Le grand pas rouge.JPGLE GRAND PAS ROUGE, d'ANNE JALEVSKI

Et la phrase reste en suspens, car le marquis de Saint-Pierre s'aperçoit qu'il développerait dangereusement son sujet. Mais une voie de garage s'offre à lui : la psychologie. Le cas du sculpteur, qui ne croit à rien :  « Il voulut s'interdire de penser à Léo. Il ne put. Léo lui revenait comme un ami acharné. L'image du sculpteur, son sourire, son masque et sa douleur – depuis le commencement de cette veillée – étaient présents dans l'esprit de Jean : volontairement cachés sous le bien-être, la méditation ou la prière.
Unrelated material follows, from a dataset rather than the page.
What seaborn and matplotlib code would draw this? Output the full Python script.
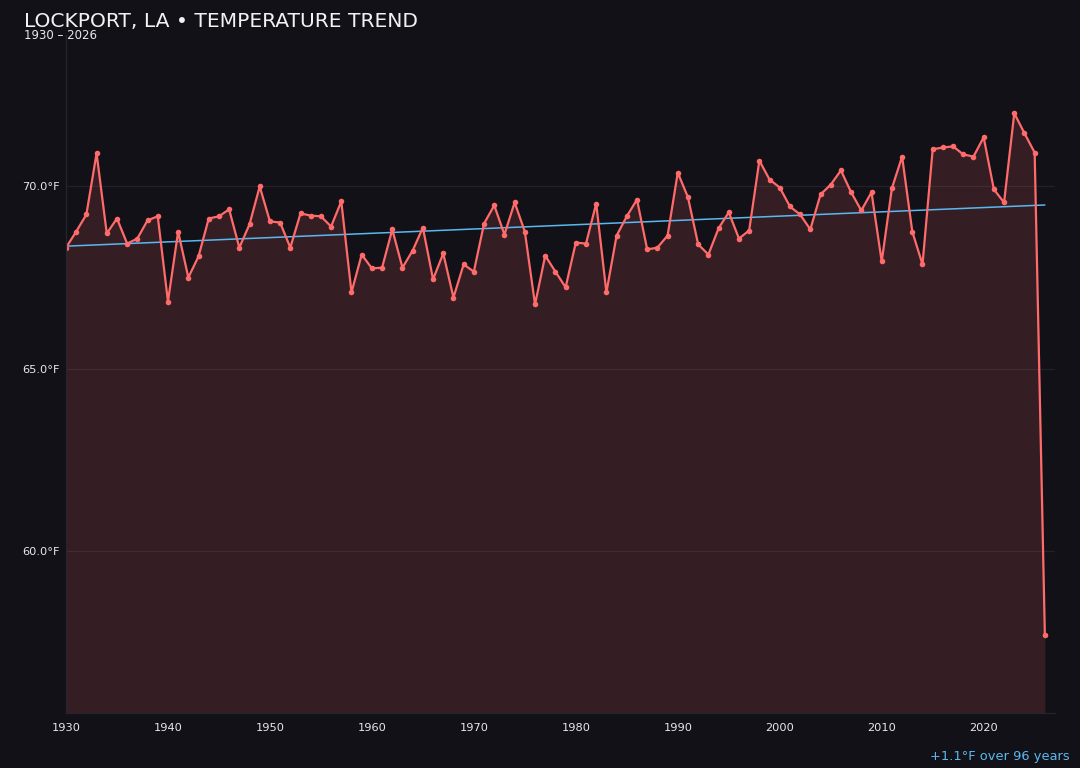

Léo se débattait, luttait contre la nuit qui le saturait lentement. Il avait fait de poignants efforts vers la tête du Christ, vers l'amitié de Jean. Mais chacun de ses pas soulevait des éclaboussures de reniements, d'appels troubles, de rires bas ou de blasphèmes. » Ce prêchi-prêcha digne d'un Claudel ou d'un Cesbron soulève d'irrespirables effluves de soutane et de sacritie. « Un fou ? reprend Dewinter. Oh non ! Pas le moins du monde. Un bluffeur, un mystificateur ? Oui, mais évoluant dans un domaine où la duperie s'élève au rang de la science et de l'art ! Léo est une machine de destruction compliquée, dont l'ingénieur n'est pas encore le maître. Une machine possédant une âme immortelle » - c'est bien ça qui fausse tout - «que nul au monde n'a le pouvoir de détruire, et pas même le Dieu créateur » qui cesse alors d'être tout-puissant si j'ai bien compris. « Et cette âme-là, prisonnière, peut bloquer les rouages comme un simple grain de sable... Mais l'ingénieur de la machine, il faudra bien maintenant l'appeler par son nom. Que disait donc le « Rituel romain », dont nous a parlé un soir l'abbé Muire ? Que la connaissance de faits distincts ou cachés, et la manifestation d'une force physique anormale sont des signes spécifiques de la possession... Je veux bien ! » - obscurantistissime concession, monsieur le personnage... « Mais laisser un homme se noyer dans l'ombre, sous mes yeux, alors que n'importe quel chrétien devrait se doubler d'un exorciste ? » Pourquoi, Marquis ? devenir chrétien est-il plus confortable ?

 

Guérit-on du tourment comme un lavabo se décrasse, « un bon coup de Jésus-Christ, et hop, ça brille» ? « Il est d'une folle impiété de courir des risques spirituels, quand le plan de Dieu sur vous ne le comporte pas. » Encore une sentence de théologien ! Il est d'une folle impiété de parler aux damnés, ou d'avoir pitié de Satan – de cette chute minérale dans la nuit et de cette horrible peine ! Il est d'une folle impiété de tendre la main au possédé, quand on voit sur son visage l'affolement et le mensonge, » - qu'est-ce que le mensonge, monsieur de Saint-Pierre ? - « la rage du meurtre et l'appel désespéré ! Mais cette fois, je prendrai le risque et je ne me dégonflerai pas ! Je reverrai Léo – car on ne sait plus, à la fin, ce qui nous resterait de nous-mêmes si nous abdiquions indéfiniment la révolte et le courage ! » - belle phrase.